The task >> Locate every line in the records below that contains the word "this", and copy each one.

Data supplied >>
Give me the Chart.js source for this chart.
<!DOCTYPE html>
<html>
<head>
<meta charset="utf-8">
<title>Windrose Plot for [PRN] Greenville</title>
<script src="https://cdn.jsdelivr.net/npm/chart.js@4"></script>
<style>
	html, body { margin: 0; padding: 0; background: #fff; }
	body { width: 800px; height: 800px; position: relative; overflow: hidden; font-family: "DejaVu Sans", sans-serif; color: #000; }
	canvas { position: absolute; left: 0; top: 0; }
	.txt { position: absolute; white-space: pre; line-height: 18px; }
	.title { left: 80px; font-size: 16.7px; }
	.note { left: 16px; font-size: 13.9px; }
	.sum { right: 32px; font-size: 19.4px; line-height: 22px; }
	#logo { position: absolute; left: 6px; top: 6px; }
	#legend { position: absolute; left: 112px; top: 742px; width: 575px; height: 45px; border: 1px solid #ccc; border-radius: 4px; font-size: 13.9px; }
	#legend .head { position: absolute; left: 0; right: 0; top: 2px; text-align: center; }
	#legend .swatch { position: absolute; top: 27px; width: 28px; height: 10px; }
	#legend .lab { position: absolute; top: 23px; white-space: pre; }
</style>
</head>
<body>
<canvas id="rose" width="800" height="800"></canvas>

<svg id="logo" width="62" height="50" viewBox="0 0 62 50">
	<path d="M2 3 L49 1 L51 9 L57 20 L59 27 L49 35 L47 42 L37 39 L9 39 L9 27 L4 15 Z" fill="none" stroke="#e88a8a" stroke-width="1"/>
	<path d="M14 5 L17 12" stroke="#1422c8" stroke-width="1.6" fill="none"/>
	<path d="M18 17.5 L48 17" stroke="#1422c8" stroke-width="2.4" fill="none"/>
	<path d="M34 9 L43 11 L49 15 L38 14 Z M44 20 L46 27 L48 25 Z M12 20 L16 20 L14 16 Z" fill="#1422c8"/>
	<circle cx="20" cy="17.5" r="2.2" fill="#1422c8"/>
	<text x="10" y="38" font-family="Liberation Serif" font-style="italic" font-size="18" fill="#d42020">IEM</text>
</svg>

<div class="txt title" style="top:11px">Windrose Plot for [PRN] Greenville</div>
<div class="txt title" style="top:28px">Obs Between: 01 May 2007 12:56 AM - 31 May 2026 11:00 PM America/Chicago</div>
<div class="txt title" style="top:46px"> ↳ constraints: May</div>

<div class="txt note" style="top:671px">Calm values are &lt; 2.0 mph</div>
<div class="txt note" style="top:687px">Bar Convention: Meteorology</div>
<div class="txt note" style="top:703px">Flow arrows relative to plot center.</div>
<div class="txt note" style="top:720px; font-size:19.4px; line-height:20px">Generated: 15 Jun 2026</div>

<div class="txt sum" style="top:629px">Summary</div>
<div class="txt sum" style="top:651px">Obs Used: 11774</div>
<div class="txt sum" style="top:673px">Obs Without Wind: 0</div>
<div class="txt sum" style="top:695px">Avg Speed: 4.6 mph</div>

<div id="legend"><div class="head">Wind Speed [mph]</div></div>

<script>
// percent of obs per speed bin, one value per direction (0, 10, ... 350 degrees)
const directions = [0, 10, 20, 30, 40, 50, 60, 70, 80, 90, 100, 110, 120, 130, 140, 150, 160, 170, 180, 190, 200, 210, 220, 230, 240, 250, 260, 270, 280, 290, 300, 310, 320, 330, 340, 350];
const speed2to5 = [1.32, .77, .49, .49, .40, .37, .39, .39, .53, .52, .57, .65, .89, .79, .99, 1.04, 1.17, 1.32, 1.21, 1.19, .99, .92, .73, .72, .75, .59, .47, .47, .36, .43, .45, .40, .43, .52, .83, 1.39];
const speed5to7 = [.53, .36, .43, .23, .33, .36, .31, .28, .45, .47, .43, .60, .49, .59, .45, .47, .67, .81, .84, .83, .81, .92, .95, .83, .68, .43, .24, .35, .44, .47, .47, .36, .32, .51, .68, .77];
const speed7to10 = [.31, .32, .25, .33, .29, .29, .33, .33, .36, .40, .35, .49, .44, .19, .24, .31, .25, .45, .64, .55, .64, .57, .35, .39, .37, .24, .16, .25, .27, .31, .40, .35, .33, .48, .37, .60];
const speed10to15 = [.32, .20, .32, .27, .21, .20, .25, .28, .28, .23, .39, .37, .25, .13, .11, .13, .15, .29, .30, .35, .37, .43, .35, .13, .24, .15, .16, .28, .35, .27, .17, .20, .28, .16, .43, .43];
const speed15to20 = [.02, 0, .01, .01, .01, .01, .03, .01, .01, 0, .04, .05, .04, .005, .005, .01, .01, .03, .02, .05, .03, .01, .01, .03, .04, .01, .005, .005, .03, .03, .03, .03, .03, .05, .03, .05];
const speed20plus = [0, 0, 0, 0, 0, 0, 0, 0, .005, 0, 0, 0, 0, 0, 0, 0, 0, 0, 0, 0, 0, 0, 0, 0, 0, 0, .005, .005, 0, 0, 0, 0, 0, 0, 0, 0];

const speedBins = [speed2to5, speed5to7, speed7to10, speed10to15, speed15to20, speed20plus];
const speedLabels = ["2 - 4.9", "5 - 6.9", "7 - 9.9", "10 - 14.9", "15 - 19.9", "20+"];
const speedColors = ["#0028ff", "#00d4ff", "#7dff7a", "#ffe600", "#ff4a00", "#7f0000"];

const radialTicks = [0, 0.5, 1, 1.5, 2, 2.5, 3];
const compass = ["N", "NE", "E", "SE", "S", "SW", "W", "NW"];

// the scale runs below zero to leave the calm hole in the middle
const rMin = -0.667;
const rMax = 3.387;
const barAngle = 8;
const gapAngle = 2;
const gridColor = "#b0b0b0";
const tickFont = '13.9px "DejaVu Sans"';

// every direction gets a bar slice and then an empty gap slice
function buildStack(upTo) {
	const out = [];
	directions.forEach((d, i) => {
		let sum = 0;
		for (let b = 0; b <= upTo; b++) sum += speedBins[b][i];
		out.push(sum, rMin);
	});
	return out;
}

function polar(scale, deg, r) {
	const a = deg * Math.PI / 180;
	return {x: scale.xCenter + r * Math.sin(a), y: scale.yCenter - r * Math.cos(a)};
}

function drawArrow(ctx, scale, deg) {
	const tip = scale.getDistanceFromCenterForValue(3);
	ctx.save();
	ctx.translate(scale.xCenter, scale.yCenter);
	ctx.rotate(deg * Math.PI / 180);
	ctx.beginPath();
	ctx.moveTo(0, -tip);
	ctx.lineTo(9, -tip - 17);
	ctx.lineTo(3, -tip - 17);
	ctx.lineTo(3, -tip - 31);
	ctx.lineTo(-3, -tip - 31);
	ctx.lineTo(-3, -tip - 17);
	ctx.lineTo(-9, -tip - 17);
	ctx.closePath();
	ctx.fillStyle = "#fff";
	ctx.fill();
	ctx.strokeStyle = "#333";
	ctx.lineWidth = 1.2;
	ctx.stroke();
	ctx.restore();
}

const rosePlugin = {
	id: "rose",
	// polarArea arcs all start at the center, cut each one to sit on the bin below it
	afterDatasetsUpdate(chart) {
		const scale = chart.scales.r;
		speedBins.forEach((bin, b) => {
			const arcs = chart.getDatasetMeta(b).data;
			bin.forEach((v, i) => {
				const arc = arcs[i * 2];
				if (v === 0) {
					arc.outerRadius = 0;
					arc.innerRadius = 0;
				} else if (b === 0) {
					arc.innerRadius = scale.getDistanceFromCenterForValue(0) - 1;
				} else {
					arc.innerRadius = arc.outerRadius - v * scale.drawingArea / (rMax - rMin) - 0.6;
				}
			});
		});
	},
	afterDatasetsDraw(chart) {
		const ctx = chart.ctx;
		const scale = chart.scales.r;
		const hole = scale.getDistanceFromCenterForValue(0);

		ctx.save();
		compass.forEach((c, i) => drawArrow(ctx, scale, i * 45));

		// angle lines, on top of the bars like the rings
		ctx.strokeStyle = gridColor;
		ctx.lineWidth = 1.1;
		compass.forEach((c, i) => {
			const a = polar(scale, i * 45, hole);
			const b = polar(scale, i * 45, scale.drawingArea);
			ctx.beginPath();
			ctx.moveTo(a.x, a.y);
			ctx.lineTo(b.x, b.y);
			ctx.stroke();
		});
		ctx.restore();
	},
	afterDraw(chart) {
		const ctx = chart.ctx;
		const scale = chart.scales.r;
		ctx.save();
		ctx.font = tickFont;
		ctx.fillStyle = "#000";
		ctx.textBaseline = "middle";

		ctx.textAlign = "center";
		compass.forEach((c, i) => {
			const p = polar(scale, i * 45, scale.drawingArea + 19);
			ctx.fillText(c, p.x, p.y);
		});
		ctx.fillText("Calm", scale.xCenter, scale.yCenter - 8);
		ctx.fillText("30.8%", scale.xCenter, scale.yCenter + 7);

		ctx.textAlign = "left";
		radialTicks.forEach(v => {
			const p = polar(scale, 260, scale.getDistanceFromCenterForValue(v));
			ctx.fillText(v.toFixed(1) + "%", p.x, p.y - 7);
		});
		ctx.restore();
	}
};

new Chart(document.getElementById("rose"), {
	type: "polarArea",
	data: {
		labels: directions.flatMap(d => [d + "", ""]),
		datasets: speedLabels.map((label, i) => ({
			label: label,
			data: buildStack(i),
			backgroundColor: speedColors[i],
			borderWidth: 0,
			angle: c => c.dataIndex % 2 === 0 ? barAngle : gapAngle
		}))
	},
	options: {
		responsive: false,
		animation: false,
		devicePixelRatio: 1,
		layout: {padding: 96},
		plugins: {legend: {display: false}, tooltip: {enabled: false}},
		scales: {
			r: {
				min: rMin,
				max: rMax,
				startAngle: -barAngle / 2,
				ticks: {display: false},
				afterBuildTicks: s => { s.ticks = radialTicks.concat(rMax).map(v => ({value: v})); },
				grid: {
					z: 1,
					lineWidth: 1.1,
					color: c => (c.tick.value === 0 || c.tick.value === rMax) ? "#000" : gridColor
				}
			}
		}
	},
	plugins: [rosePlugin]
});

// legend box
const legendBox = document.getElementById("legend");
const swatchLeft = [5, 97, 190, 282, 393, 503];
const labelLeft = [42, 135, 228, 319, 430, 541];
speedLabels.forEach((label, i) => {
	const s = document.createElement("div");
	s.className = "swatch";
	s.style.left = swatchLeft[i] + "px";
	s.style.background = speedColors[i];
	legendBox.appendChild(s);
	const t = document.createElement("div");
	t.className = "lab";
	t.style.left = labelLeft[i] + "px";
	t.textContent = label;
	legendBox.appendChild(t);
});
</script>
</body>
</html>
...
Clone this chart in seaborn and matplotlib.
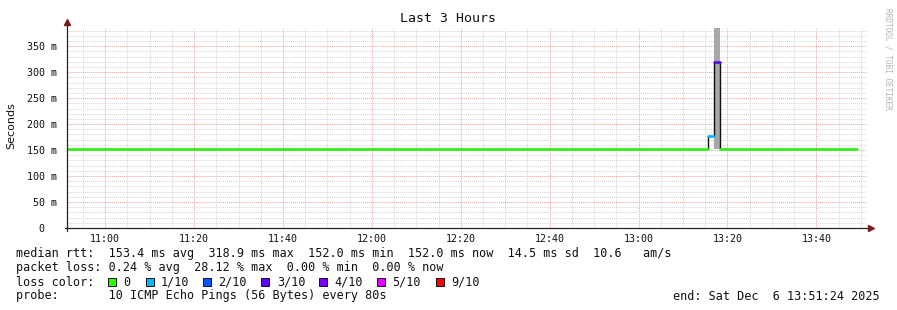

Full solution >>
Give me the Chart.js source for this chart.
Clone this chart in seaborn and matplotlib.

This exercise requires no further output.